SET PROBLEM => All lines from the beginning of the listing through the line with "(565,486) -- cycle;" are to be copied word for word; the pictures are not.

GIVEN ENTRIES =>
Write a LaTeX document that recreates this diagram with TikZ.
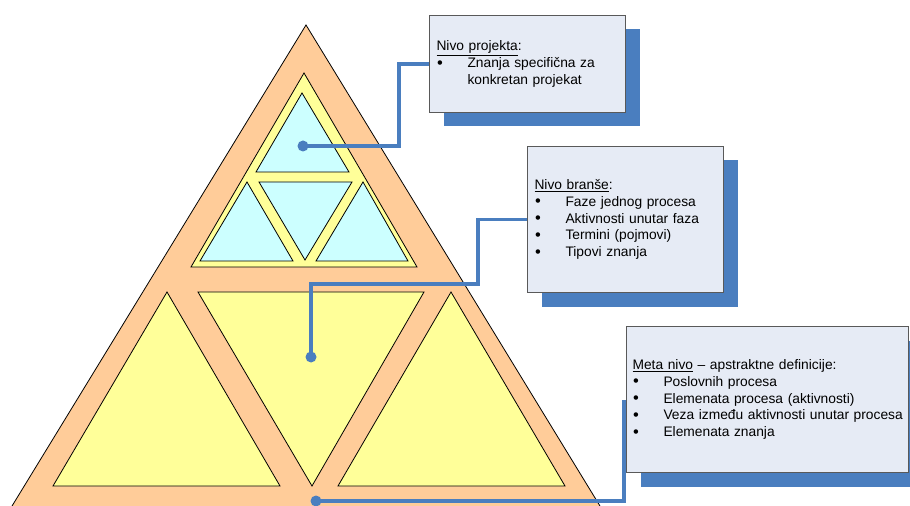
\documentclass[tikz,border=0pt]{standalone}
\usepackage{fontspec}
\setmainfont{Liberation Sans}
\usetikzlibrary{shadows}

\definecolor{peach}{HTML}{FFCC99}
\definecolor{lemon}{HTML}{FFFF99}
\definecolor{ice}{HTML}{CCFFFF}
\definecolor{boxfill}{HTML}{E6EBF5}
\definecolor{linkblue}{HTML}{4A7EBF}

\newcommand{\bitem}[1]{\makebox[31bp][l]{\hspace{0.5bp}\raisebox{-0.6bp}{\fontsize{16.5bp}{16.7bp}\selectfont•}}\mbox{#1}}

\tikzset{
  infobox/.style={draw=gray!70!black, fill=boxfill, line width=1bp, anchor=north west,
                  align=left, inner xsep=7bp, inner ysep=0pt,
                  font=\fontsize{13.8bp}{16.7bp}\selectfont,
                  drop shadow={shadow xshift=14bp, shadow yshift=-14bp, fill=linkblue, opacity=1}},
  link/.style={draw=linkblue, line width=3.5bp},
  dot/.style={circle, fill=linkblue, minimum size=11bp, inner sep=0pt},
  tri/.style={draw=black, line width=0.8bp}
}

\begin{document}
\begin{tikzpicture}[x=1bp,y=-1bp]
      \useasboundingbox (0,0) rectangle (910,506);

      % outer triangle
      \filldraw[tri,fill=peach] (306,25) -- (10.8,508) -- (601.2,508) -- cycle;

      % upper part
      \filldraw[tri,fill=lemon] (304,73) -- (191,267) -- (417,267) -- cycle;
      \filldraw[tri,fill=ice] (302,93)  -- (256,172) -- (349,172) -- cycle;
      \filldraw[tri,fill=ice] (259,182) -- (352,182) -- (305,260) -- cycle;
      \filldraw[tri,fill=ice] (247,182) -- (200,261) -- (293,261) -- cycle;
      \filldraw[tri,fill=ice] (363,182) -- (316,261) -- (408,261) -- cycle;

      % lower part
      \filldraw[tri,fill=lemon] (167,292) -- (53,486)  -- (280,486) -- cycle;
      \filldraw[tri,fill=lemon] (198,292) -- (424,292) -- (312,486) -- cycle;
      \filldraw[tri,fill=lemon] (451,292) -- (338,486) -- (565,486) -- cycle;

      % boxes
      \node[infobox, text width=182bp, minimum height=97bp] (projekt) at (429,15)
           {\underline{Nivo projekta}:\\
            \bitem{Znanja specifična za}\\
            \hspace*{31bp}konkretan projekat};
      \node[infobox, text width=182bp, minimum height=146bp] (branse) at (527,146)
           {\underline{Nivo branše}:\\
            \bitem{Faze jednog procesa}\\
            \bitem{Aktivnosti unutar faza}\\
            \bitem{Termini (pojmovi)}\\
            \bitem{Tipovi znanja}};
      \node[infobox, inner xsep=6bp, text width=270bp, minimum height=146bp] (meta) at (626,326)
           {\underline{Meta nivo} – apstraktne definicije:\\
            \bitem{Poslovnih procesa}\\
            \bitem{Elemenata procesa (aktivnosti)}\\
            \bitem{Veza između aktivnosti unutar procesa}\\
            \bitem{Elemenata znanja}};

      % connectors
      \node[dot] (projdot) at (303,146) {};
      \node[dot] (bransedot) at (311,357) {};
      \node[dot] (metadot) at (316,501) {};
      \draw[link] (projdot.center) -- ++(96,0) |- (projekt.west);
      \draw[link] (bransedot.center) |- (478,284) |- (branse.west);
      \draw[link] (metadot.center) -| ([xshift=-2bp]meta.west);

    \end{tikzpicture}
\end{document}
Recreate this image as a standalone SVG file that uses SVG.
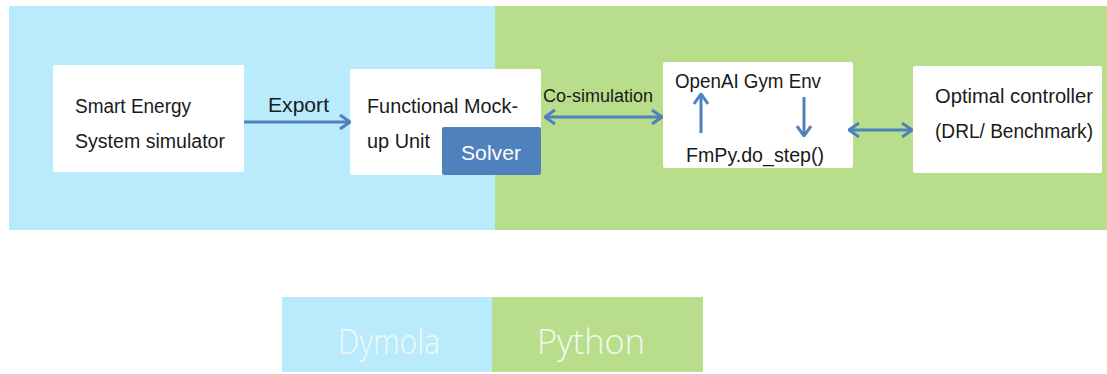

WRITTEN SOLUTION =>
Write a LaTeX document that recreates this diagram with TikZ.
\documentclass[tikz,border=0pt]{standalone}
\usepackage{fontspec}
\setmainfont{Liberation Sans}
\usetikzlibrary{shadows}

\definecolor{peach}{HTML}{FFCC99}
\definecolor{lemon}{HTML}{FFFF99}
\definecolor{ice}{HTML}{CCFFFF}
\definecolor{boxfill}{HTML}{E6EBF5}
\definecolor{linkblue}{HTML}{4A7EBF}

\newcommand{\bitem}[1]{\makebox[31bp][l]{\hspace{0.5bp}\raisebox{-0.6bp}{\fontsize{16.5bp}{16.7bp}\selectfont•}}\mbox{#1}}

\tikzset{
  infobox/.style={draw=gray!70!black, fill=boxfill, line width=1bp, anchor=north west,
                  align=left, inner xsep=7bp, inner ysep=0pt,
                  font=\fontsize{13.8bp}{16.7bp}\selectfont,
                  drop shadow={shadow xshift=14bp, shadow yshift=-14bp, fill=linkblue, opacity=1}},
  link/.style={draw=linkblue, line width=3.5bp},
  dot/.style={circle, fill=linkblue, minimum size=11bp, inner sep=0pt},
  tri/.style={draw=black, line width=0.8bp}
}

\begin{document}
\begin{tikzpicture}[x=1bp,y=-1bp]
      \useasboundingbox (0,0) rectangle (910,506);

      % outer triangle
      \filldraw[tri,fill=peach] (306,25) -- (10.8,508) -- (601.2,508) -- cycle;

      % upper part
      \filldraw[tri,fill=lemon] (304,73) -- (191,267) -- (417,267) -- cycle;
      \filldraw[tri,fill=ice] (302,93)  -- (256,172) -- (349,172) -- cycle;
      \filldraw[tri,fill=ice] (259,182) -- (352,182) -- (305,260) -- cycle;
      \filldraw[tri,fill=ice] (247,182) -- (200,261) -- (293,261) -- cycle;
      \filldraw[tri,fill=ice] (363,182) -- (316,261) -- (408,261) -- cycle;

      % lower part
      \filldraw[tri,fill=lemon] (167,292) -- (53,486)  -- (280,486) -- cycle;
      \filldraw[tri,fill=lemon] (198,292) -- (424,292) -- (312,486) -- cycle;
      \filldraw[tri,fill=lemon] (451,292) -- (338,486) -- (565,486) -- cycle;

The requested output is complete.